## Supplied information
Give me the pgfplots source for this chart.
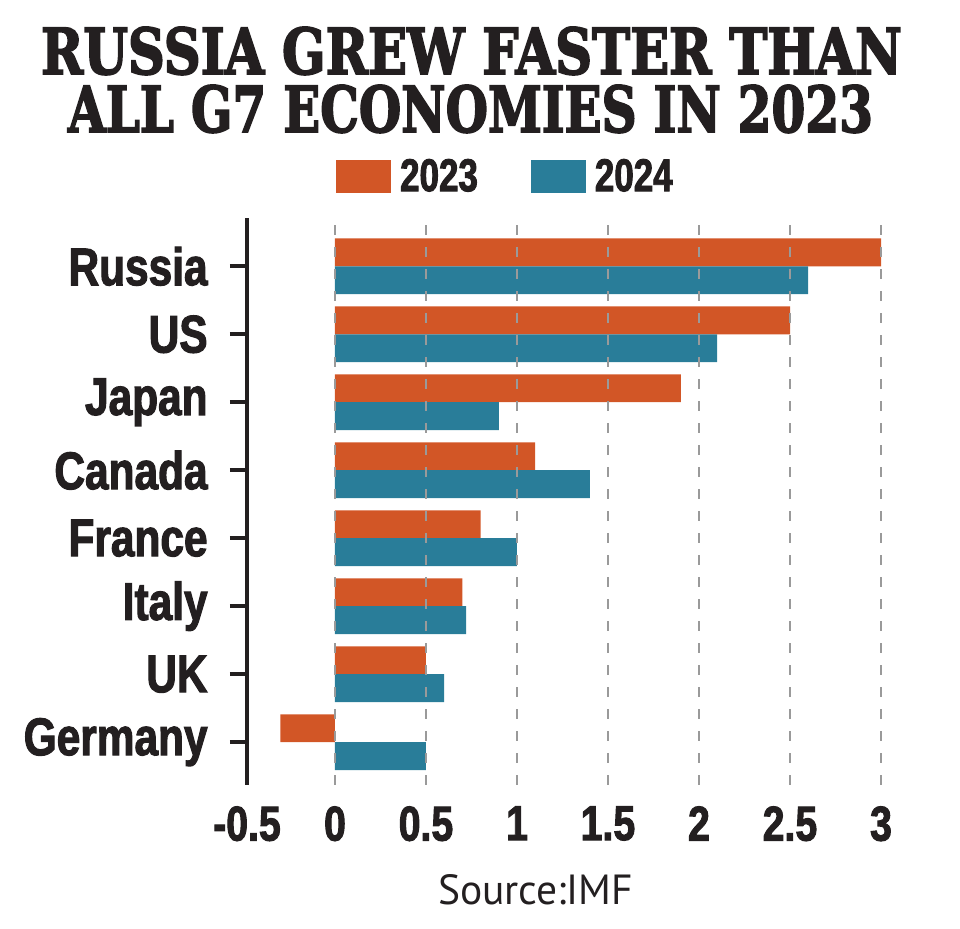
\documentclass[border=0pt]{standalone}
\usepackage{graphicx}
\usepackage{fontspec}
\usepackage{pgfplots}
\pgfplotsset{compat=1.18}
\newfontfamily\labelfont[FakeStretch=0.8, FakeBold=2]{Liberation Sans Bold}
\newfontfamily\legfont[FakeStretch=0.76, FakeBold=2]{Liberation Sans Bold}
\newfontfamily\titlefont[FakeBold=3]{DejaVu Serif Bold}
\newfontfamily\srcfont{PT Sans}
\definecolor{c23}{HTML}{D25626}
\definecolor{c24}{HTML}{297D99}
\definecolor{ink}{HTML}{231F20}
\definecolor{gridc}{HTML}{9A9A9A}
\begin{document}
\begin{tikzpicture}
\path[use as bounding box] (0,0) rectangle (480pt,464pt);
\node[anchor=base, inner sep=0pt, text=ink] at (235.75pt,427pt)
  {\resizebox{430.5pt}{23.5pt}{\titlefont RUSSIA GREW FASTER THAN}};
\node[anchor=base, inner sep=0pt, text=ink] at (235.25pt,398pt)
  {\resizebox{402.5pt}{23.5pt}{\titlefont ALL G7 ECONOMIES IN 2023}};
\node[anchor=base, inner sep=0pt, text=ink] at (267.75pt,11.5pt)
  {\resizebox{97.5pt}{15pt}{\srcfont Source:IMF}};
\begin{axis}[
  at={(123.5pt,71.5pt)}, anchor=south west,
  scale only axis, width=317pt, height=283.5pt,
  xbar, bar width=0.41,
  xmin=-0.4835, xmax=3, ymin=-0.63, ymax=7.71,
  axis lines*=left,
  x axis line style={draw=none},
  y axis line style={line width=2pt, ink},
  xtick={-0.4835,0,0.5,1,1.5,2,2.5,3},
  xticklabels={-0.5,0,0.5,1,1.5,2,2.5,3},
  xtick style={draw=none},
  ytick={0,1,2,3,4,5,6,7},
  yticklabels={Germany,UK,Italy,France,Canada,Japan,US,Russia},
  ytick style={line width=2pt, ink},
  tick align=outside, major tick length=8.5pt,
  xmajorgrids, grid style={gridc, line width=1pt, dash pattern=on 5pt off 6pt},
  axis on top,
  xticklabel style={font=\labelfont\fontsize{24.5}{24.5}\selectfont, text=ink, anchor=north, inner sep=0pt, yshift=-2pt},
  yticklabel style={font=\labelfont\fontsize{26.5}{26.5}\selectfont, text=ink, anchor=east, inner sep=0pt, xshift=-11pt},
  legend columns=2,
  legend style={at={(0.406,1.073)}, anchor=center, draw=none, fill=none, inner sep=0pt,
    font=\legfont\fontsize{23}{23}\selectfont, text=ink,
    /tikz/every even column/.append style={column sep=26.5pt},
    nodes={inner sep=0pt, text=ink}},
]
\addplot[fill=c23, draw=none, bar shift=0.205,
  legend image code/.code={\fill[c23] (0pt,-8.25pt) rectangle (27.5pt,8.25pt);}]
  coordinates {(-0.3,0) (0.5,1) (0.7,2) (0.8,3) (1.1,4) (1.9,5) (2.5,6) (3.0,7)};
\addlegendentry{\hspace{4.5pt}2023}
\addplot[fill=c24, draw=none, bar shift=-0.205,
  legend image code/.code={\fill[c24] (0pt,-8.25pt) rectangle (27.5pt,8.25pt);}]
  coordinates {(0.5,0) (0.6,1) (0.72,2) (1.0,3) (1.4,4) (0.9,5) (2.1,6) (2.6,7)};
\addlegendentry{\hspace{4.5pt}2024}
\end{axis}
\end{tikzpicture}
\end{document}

## The problem
Except for the pictures, print the data above exactly.

## Solution for this problem
Give me the pgfplots source for this chart.
\documentclass[border=0pt]{standalone}
\usepackage{graphicx}
\usepackage{fontspec}
\usepackage{pgfplots}
\pgfplotsset{compat=1.18}
\newfontfamily\labelfont[FakeStretch=0.8, FakeBold=2]{Liberation Sans Bold}
\newfontfamily\legfont[FakeStretch=0.76, FakeBold=2]{Liberation Sans Bold}
\newfontfamily\titlefont[FakeBold=3]{DejaVu Serif Bold}
\newfontfamily\srcfont{PT Sans}
\definecolor{c23}{HTML}{D25626}
\definecolor{c24}{HTML}{297D99}
\definecolor{ink}{HTML}{231F20}
\definecolor{gridc}{HTML}{9A9A9A}
\begin{document}
\begin{tikzpicture}
\path[use as bounding box] (0,0) rectangle (480pt,464pt);
\node[anchor=base, inner sep=0pt, text=ink] at (235.75pt,427pt)
  {\resizebox{430.5pt}{23.5pt}{\titlefont RUSSIA GREW FASTER THAN}};
\node[anchor=base, inner sep=0pt, text=ink] at (235.25pt,398pt)
  {\resizebox{402.5pt}{23.5pt}{\titlefont ALL G7 ECONOMIES IN 2023}};
\node[anchor=base, inner sep=0pt, text=ink] at (267.75pt,11.5pt)
  {\resizebox{97.5pt}{15pt}{\srcfont Source:IMF}};
\begin{axis}[
  at={(123.5pt,71.5pt)}, anchor=south west,
  scale only axis, width=317pt, height=283.5pt,
  xbar, bar width=0.41,
  xmin=-0.4835, xmax=3, ymin=-0.63, ymax=7.71,
  axis lines*=left,
  x axis line style={draw=none},
  y axis line style={line width=2pt, ink},
  xtick={-0.4835,0,0.5,1,1.5,2,2.5,3},
  xticklabels={-0.5,0,0.5,1,1.5,2,2.5,3},
  xtick style={draw=none},
  ytick={0,1,2,3,4,5,6,7},
  yticklabels={Germany,UK,Italy,France,Canada,Japan,US,Russia},
  ytick style={line width=2pt, ink},
  tick align=outside, major tick length=8.5pt,
  xmajorgrids, grid style={gridc, line width=1pt, dash pattern=on 5pt off 6pt},
  axis on top,
  xticklabel style={font=\labelfont\fontsize{24.5}{24.5}\selectfont, text=ink, anchor=north, inner sep=0pt, yshift=-2pt},
  yticklabel style={font=\labelfont\fontsize{26.5}{26.5}\selectfont, text=ink, anchor=east, inner sep=0pt, xshift=-11pt},
  legend columns=2,
  legend style={at={(0.406,1.073)}, anchor=center, draw=none, fill=none, inner sep=0pt,
    font=\legfont\fontsize{23}{23}\selectfont, text=ink,
    /tikz/every even column/.append style={column sep=26.5pt},
    nodes={inner sep=0pt, text=ink}},
]
\addplot[fill=c23, draw=none, bar shift=0.205,
  legend image code/.code={\fill[c23] (0pt,-8.25pt) rectangle (27.5pt,8.25pt);}]
  coordinates {(-0.3,0) (0.5,1) (0.7,2) (0.8,3) (1.1,4) (1.9,5) (2.5,6) (3.0,7)};
\addlegendentry{\hspace{4.5pt}2023}
\addplot[fill=c24, draw=none, bar shift=-0.205,
  legend image code/.code={\fill[c24] (0pt,-8.25pt) rectangle (27.5pt,8.25pt);}]
  coordinates {(0.5,0) (0.6,1) (0.72,2) (1.0,3) (1.4,4) (0.9,5) (2.1,6) (2.6,7)};
\addlegendentry{\hspace{4.5pt}2024}
\end{axis}
\end{tikzpicture}
\end{document}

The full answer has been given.